- **Objective**:
Do not repeat pictures. Repeat exactly the lines of the listing below from its first line through the line with "var y = d3.scaleLinear().domain([0, 0.25]).range([height".
----- Data shown -----
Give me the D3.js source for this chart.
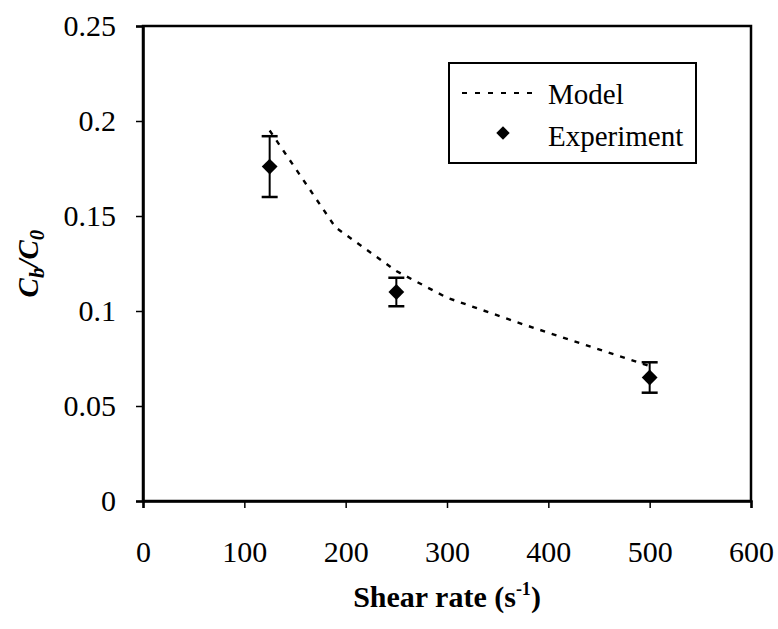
<!DOCTYPE html>
<html>
<head>
<meta charset="utf-8">
<script src="https://cdn.jsdelivr.net/npm/d3@7"></script>
<style>
  body { margin: 0; background: white; }
  text { font-family: "Liberation Serif", "Times New Roman", serif; fill: black; }
</style>
</head>
<body>
<div id="container"></div>
<script>
var width = 778,
    height = 629;

var margin = {top: 26, right: 27, bottom: 128, left: 143};

// model curve
var model_x = [125, 190, 250, 300, 375, 500];
var model_y = [0.195, 0.144, 0.121, 0.107, 0.093, 0.071];

// experiment with error bars
var exp_x = [125, 250, 500];
var exp_y = [0.176, 0.110, 0.065];
var exp_err = [0.016, 0.0075, 0.008];

var x_ticks = [0, 100, 200, 300, 400, 500, 600];
var y_ticks = [0, 0.05, 0.1, 0.15, 0.2, 0.25];

var svg = d3.select("#container")
            .append("svg")
            .attr("width", width)
            .attr("height", height);

var x = d3.scaleLinear().domain([0, 600]).range([margin.left, width - margin.right]);
var y = d3.scaleLinear().domain([0, 0.25]).range([height - margin.bottom, margin.top]);

// frame
svg.append("rect")
   .attr("x", x(0)).attr("y", y(0.25))
   .attr("width", x(600) - x(0))
   .attr("height", y(0) - y(0.25))
   .attr("fill", "none")
   .attr("stroke", "black")
   .attr("stroke-width", 2.5);

var xAxis = d3.axisBottom(x).tickValues(x_ticks).tickSize(7).tickPadding(33).tickFormat(d3.format("d"));
var yAxis = d3.axisLeft(y).tickValues(y_ticks).tickSize(7).tickPadding(20).tickFormat(function(d){ return d3.format("")(d) });

svg.append("g")
   .attr("class", "x axis")
   .attr("transform", "translate(0," + y(0) + ")")
   .call(xAxis);

svg.append("g")
   .attr("class", "y axis")
   .attr("transform", "translate(" + x(0) + ",0)")
   .call(yAxis);

svg.selectAll(".axis .domain").attr("stroke-width", 2.5);
svg.selectAll(".axis .tick line").attr("stroke-width", 1.5);
svg.selectAll(".axis text")
   .style("font-family", "Liberation Serif")
   .style("font-size", "30px");

// model line
var model = model_x.map(function(d, i){ return [d, model_y[i]] });
var line = d3.line()
             .x(function(d){ return x(d[0]) })
             .y(function(d){ return y(d[1]) });

svg.append("path")
   .datum(model)
   .attr("d", line)
   .attr("fill", "none")
   .attr("stroke", "black")
   .attr("stroke-width", 2.4)
   .attr("stroke-dasharray", "5,7");

// error bars
var exp = exp_x.map(function(d, i){ return {x: d, y: exp_y[i], e: exp_err[i]} });
var eb = svg.append("g").attr("id", "errorbars");

eb.selectAll(".ebar")
  .data(exp)
  .enter().append("line")
  .attr("x1", function(d){ return x(d.x) })
  .attr("x2", function(d){ return x(d.x) })
  .attr("y1", function(d){ return y(d.y - d.e) })
  .attr("y2", function(d){ return y(d.y + d.e) })
  .attr("stroke", "black")
  .attr("stroke-width", 2);

[-1, 1].forEach(function(s){
  eb.selectAll(".cap" + s)
    .data(exp)
    .enter().append("line")
    .attr("x1", function(d){ return x(d.x) - 8 })
    .attr("x2", function(d){ return x(d.x) + 8 })
    .attr("y1", function(d){ return y(d.y + s * d.e) })
    .attr("y2", function(d){ return y(d.y + s * d.e) })
    .attr("stroke", "black")
    .attr("stroke-width", 2.5);
});

var diamond = d3.symbol().type(d3.symbolSquare).size(125);

svg.selectAll(".pt")
   .data(exp)
   .enter().append("path")
   .attr("class", "pt")
   .attr("d", diamond)
   .attr("transform", function(d){ return "translate(" + x(d.x) + "," + y(d.y) + ") rotate(45)" })
   .attr("fill", "black");

// legend
var legend = svg.append("g").attr("id", "legend");
legend.append("rect")
      .attr("x", 449).attr("y", 63)
      .attr("width", 247).attr("height", 100)
      .attr("fill", "white")
      .attr("stroke", "black")
      .attr("stroke-width", 2);

legend.append("line")
      .attr("x1", 462).attr("x2", 540)
      .attr("y1", 93).attr("y2", 93)
      .attr("stroke", "black")
      .attr("stroke-width", 2)
      .attr("stroke-dasharray", "5,8");

legend.append("path")
      .attr("d", d3.symbol().type(d3.symbolSquare).size(90))
      .attr("transform", "translate(503,133) rotate(45)")
      .attr("fill", "black");

legend.append("text")
      .attr("x", 548).attr("y", 104)
      .style("font-size", "29px")
      .text("Model");

legend.append("text")
      .attr("x", 548).attr("y", 146)
      .style("font-size", "29px")
      .text("Experiment");

// axis titles
var xt = svg.append("text")
   .attr("x", (x(0) + x(600)) / 2)
   .attr("y", 607)
   .attr("text-anchor", "middle")
   .style("font-size", "30px")
   .style("font-weight", "bold");
xt.append("tspan").text("Shear rate (s");
xt.append("tspan").attr("dy", -12).style("font-size", "18px").text("-1");
xt.append("tspan").attr("dy", 12).text(")");

var yt = svg.append("text")
   .attr("transform", "translate(38," + ((y(0) + y(0.25)) / 2) + ") rotate(-90)")
   .attr("text-anchor", "middle")
   .style("font-size", "29px")
   .style("font-weight", "bold")
   .style("font-style", "italic");
yt.append("tspan").text("C");
yt.append("tspan").attr("dy", 6).style("font-size", "21px").text("b");
yt.append("tspan").attr("dy", -6).text("/C");
yt.append("tspan").attr("dy", 6).style("font-size", "21px").text("0");
</script>
</body>
</html>
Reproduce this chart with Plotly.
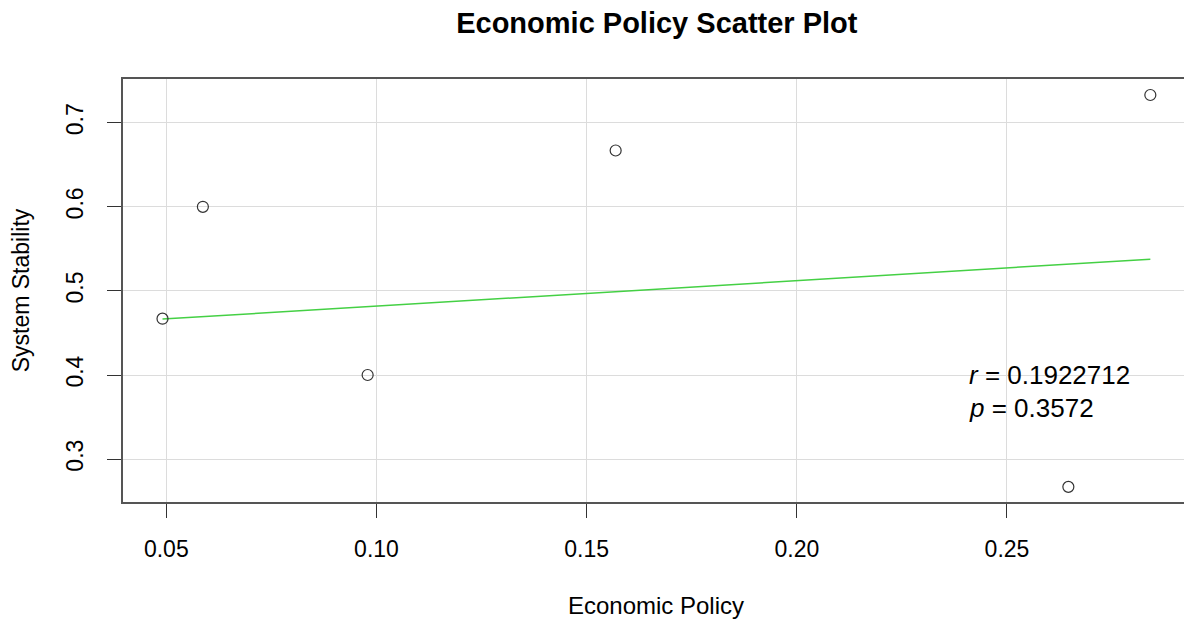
import plotly.graph_objects as go

# Data
economic_policy = [0.0491, 0.0587, 0.0979, 0.1569, 0.2841, 0.2646]
system_stability = [0.467, 0.600, 0.400, 0.667, 0.733, 0.267]
fit_x = [0.0491, 0.2841]
fit_y = [0.4665, 0.5377]
x_ticks = [0.05, 0.10, 0.15, 0.20, 0.25]
x_tick_labels = ["0.05", "0.10", "0.15", "0.20", "0.25"]
y_ticks = [0.3, 0.4, 0.5, 0.6, 0.7]
y_tick_labels = ["0.3", "0.4", "0.5", "0.6", "0.7"]
r_text = "<i>r</i> = 0.1922712"
p_text = "<i>p</i> = 0.3572"

FONT = "Liberation Sans, Arial, sans-serif"

fig = go.Figure()
fig.add_trace(go.Scatter(
    x=fit_x, y=fit_y, mode="lines",
    line=dict(color="#44d044", width=1.5),
    showlegend=False, hoverinfo="skip"))
fig.add_trace(go.Scatter(
    x=economic_policy, y=system_stability, mode="markers",
    marker=dict(symbol="circle-open", size=11, color="#333333",
                line=dict(width=1.2, color="#333333")),
    showlegend=False))

fig.add_annotation(x=0.2406, y=0.4002, xref="x", yref="y", text=r_text,
                   showarrow=False, xanchor="left", yanchor="middle",
                   font=dict(family=FONT, size=26, color="black"))
fig.add_annotation(x=0.2406, y=0.3610, xref="x", yref="y", text=p_text,
                   showarrow=False, xanchor="left", yanchor="middle",
                   font=dict(family=FONT, size=26, color="black"))

fig.update_layout(
    width=1184, height=613,
    paper_bgcolor="white", plot_bgcolor="white",
    margin=dict(l=115, r=3, t=71, b=119, autoexpand=False),
    title=dict(text="<b>Economic Policy Scatter Plot</b>", x=0.548, xanchor="center",
               y=0.976, yanchor="middle",
               font=dict(family=FONT, size=29, color="black")),
    font=dict(family=FONT, color="black"),
)
fig.update_xaxes(
    automargin=False,
    range=[0.0397, 0.2933], tickvals=x_ticks, ticktext=x_tick_labels,
    showgrid=True, gridcolor="#dcdcdc", gridwidth=1, zeroline=False,
    showline=True, linecolor="#555555", linewidth=1.5, mirror=True,
    ticks="outside", ticklen=14, tickcolor="#333333", tickwidth=1.2,
    tickfont=dict(family=FONT, size=23, color="black"),
    ticklabelstandoff=12,
    title=dict(text="Economic Policy", font=dict(family=FONT, size=24, color="black"),
               standoff=36),
)
fig.update_yaxes(
    automargin=False,
    range=[0.249, 0.752], tickvals=y_ticks, ticktext=y_tick_labels,
    showgrid=True, gridcolor="#dcdcdc", gridwidth=1, zeroline=False,
    showline=True, linecolor="#555555", linewidth=1.5, mirror=True,
    ticks="outside", ticklen=14, tickcolor="#333333", tickwidth=1.2,
    tickangle=-90,
    tickfont=dict(family=FONT, size=23, color="black"),
    ticklabelstandoff=15,
    title=dict(text="System Stability", font=dict(family=FONT, size=23, color="black"),
               standoff=38),
)

fig.write_html("out.html")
-----
- **Solution for this exercise**:
Give me the D3.js source for this chart.
<!DOCTYPE html>
<html>
<head>
<meta charset="utf-8">
<script src="https://cdn.jsdelivr.net/npm/d3@7"></script>
<style>
  body { margin: 0; background: white; }
  text { font-family: "Liberation Serif", "Times New Roman", serif; fill: black; }
</style>
</head>
<body>
<div id="container"></div>
<script>
var width = 778,
    height = 629;

var margin = {top: 26, right: 27, bottom: 128, left: 143};

// model curve
var model_x = [125, 190, 250, 300, 375, 500];
var model_y = [0.195, 0.144, 0.121, 0.107, 0.093, 0.071];

// experiment with error bars
var exp_x = [125, 250, 500];
var exp_y = [0.176, 0.110, 0.065];
var exp_err = [0.016, 0.0075, 0.008];

var x_ticks = [0, 100, 200, 300, 400, 500, 600];
var y_ticks = [0, 0.05, 0.1, 0.15, 0.2, 0.25];

var svg = d3.select("#container")
            .append("svg")
            .attr("width", width)
            .attr("height", height);

var x = d3.scaleLinear().domain([0, 600]).range([margin.left, width - margin.right]);
var y = d3.scaleLinear().domain([0, 0.25]).range([height - margin.bottom, margin.top]);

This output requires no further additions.